**TASK**
Each line in the material below, starting at the one with "Reproduce this chart with matplotlib." and ending at the one with "plt.rcParams['font.family'] = ['Liberation", is to be reproduced exactly; no picture is to be copied.
BEGIN PROVIDED DATA
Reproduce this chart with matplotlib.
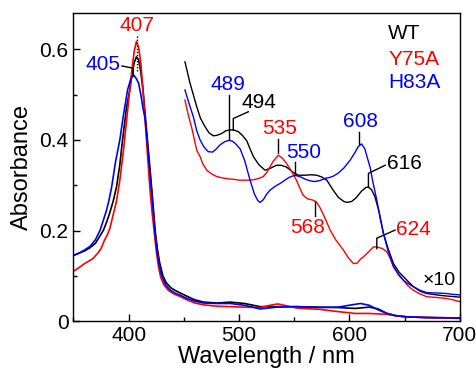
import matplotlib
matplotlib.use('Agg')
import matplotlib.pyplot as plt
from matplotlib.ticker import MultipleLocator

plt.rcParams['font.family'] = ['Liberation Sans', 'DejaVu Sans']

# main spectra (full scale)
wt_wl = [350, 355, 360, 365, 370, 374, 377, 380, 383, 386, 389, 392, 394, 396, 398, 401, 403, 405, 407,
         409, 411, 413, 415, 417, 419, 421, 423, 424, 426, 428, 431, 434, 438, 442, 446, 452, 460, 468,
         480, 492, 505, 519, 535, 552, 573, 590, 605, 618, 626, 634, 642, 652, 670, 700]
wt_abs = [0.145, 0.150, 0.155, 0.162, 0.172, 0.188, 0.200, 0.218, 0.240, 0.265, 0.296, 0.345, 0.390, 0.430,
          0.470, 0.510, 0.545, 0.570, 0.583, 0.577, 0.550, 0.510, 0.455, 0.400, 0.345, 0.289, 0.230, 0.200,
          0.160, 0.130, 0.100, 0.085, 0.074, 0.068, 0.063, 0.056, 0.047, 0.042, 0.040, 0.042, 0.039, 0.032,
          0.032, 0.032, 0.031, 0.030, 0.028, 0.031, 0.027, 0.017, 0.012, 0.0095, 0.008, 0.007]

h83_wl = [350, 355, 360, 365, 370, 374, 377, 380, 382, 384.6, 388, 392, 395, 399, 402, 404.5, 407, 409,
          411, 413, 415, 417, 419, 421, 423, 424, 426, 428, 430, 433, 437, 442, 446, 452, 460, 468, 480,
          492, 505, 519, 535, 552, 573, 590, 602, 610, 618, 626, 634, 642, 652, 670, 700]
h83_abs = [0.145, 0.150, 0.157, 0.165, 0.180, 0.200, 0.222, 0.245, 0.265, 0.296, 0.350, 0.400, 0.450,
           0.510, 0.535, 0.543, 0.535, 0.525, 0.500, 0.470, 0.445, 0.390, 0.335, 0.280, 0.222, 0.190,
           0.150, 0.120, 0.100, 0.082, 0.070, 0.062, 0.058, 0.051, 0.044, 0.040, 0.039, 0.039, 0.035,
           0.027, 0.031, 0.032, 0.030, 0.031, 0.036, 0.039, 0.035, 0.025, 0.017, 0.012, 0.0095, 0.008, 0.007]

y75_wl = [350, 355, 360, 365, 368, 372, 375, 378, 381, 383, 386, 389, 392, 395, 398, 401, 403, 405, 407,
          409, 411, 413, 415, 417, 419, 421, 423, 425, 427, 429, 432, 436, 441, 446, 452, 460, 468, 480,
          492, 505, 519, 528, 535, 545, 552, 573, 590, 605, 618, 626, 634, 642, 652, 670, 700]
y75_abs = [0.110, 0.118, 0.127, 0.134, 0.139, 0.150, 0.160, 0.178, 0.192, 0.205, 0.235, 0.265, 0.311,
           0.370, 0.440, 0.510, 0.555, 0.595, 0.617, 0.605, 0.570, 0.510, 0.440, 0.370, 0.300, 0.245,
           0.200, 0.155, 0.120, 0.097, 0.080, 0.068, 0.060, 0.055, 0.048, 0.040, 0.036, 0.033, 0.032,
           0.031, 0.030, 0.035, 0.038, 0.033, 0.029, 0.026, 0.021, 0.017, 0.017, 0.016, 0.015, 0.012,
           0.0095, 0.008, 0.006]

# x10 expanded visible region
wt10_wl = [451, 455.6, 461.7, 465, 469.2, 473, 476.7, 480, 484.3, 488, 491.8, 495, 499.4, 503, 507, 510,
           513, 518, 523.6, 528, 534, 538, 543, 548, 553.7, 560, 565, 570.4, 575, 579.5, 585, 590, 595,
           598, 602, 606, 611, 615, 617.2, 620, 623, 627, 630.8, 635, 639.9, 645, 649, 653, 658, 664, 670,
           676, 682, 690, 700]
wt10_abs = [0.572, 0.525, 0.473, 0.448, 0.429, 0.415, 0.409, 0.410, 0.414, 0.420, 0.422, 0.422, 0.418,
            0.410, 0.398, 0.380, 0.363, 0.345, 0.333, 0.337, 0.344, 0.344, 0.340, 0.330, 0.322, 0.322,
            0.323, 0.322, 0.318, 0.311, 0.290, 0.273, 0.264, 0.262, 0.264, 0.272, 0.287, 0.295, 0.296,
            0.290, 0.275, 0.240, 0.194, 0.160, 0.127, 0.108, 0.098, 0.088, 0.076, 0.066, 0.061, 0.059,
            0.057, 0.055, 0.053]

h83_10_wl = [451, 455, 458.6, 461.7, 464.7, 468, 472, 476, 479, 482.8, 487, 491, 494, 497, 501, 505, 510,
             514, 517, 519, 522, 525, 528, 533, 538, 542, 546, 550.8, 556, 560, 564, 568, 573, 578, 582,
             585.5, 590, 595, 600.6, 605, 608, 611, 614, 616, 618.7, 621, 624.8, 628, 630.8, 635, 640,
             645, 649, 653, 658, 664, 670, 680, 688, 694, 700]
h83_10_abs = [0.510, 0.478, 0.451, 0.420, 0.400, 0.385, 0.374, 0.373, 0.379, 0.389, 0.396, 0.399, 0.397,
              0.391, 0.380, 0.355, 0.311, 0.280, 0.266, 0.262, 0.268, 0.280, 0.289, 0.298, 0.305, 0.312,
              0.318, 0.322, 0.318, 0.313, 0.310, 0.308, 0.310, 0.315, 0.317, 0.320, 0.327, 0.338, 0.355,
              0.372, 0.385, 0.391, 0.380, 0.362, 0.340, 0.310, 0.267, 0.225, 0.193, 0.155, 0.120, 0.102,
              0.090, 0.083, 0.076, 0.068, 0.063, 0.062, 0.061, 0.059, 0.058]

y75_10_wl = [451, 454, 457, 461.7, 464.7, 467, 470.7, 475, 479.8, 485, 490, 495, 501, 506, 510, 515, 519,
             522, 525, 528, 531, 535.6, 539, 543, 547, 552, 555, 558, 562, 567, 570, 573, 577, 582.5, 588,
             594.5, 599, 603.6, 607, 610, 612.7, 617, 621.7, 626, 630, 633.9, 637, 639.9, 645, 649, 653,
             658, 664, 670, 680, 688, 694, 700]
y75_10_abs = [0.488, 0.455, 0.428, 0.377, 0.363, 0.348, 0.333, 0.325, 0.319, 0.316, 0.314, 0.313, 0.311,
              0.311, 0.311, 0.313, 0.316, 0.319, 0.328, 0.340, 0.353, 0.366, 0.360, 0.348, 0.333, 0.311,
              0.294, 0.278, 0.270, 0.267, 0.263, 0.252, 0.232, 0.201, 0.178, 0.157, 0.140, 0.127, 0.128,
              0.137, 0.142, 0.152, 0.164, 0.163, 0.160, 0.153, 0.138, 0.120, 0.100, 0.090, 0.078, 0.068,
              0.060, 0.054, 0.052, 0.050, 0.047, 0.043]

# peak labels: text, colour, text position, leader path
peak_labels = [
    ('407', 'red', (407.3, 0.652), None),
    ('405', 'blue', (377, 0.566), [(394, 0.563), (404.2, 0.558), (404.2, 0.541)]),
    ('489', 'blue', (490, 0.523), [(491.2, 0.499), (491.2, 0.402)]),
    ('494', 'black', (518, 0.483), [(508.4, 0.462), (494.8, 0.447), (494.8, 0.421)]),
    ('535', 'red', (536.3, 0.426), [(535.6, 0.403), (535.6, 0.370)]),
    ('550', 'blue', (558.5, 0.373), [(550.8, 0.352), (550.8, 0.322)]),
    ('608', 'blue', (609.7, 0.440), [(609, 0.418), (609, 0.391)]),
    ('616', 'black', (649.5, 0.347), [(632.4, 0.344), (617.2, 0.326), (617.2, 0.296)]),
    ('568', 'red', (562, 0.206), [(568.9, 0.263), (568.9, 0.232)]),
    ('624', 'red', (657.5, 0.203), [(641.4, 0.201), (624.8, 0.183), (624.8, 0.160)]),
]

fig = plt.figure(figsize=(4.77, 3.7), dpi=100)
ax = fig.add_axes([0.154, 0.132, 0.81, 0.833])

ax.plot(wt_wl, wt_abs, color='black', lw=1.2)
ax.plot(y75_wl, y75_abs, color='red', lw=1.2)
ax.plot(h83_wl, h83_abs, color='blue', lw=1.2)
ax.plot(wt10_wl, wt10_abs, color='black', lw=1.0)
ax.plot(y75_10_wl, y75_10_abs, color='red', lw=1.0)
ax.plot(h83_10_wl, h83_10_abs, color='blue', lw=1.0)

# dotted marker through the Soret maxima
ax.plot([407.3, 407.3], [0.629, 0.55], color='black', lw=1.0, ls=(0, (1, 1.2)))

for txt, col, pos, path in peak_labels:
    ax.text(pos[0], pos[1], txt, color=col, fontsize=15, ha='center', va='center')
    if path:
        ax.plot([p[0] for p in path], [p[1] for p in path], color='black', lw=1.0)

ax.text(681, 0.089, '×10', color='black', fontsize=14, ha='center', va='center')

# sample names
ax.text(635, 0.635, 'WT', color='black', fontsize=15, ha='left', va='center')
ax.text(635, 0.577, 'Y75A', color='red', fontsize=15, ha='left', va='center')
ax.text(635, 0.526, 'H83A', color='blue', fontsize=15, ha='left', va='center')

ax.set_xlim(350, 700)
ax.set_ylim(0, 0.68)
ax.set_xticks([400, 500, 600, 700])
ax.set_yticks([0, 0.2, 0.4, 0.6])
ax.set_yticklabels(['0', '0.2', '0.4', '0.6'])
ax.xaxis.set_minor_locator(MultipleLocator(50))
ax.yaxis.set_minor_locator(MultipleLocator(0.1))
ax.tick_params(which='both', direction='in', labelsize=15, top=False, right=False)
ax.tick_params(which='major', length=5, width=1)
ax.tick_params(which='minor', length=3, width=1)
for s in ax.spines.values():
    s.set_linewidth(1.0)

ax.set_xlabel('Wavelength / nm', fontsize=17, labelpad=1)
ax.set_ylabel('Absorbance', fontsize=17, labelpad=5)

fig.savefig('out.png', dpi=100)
END PROVIDED DATA
BEGIN PROVIDED DATA
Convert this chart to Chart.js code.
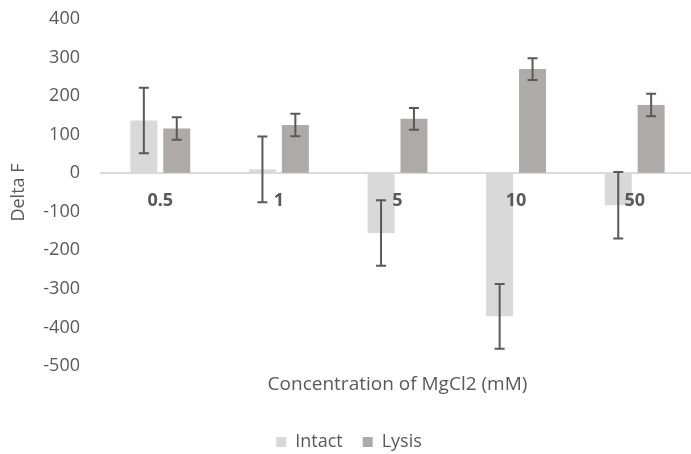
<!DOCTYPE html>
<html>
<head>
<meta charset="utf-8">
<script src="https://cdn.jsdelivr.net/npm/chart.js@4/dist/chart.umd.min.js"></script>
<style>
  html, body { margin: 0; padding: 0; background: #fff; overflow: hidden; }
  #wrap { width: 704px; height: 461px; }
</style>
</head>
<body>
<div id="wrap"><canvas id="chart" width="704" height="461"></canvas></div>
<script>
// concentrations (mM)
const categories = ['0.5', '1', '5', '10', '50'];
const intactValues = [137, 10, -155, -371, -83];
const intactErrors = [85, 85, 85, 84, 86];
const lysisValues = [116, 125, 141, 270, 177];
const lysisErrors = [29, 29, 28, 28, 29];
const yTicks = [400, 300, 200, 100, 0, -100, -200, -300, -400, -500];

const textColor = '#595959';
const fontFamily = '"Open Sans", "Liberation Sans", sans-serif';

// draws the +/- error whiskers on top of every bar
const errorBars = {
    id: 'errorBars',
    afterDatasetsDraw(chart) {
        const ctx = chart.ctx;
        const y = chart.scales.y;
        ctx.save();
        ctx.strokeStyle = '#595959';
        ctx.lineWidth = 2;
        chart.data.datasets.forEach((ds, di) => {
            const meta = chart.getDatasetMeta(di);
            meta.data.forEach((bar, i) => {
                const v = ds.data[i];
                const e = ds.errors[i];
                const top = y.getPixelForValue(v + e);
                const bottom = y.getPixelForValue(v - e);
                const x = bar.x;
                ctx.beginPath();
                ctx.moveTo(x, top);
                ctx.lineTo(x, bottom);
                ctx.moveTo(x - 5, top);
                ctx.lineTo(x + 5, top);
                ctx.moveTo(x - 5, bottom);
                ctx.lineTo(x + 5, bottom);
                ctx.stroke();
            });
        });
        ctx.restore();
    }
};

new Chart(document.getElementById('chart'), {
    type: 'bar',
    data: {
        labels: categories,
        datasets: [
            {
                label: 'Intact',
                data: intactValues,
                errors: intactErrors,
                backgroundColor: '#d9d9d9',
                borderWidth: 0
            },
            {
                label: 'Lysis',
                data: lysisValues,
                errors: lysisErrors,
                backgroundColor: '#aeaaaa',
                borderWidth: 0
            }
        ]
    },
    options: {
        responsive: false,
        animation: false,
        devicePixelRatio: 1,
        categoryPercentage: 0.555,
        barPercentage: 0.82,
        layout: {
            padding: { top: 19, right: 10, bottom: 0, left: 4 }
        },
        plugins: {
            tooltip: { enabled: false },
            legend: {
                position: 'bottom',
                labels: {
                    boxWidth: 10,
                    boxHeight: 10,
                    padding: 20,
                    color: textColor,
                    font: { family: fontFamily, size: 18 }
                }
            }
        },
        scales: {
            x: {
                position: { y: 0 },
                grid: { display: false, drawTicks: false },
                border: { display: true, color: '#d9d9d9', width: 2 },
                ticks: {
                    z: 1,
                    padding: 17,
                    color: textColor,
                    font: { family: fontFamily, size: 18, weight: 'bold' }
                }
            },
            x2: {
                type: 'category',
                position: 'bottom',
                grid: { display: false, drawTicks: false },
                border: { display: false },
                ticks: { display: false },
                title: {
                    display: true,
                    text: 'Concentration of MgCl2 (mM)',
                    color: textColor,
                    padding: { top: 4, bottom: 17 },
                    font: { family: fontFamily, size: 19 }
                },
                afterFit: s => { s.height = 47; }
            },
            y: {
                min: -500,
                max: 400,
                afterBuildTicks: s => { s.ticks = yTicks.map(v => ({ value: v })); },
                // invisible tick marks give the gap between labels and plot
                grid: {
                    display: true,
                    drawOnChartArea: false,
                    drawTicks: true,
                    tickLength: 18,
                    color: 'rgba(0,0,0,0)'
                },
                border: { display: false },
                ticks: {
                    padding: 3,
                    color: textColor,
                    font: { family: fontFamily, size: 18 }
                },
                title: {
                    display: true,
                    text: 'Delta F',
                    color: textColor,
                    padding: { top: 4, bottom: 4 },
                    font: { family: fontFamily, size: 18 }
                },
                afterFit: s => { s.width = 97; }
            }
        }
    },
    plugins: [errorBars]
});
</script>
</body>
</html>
END PROVIDED DATA
**FINISHED ANSWER**
Reproduce this chart with matplotlib.
import matplotlib
matplotlib.use('Agg')
import matplotlib.pyplot as plt
from matplotlib.ticker import MultipleLocator

plt.rcParams['font.family'] = ['Liberation Sans', 'DejaVu Sans']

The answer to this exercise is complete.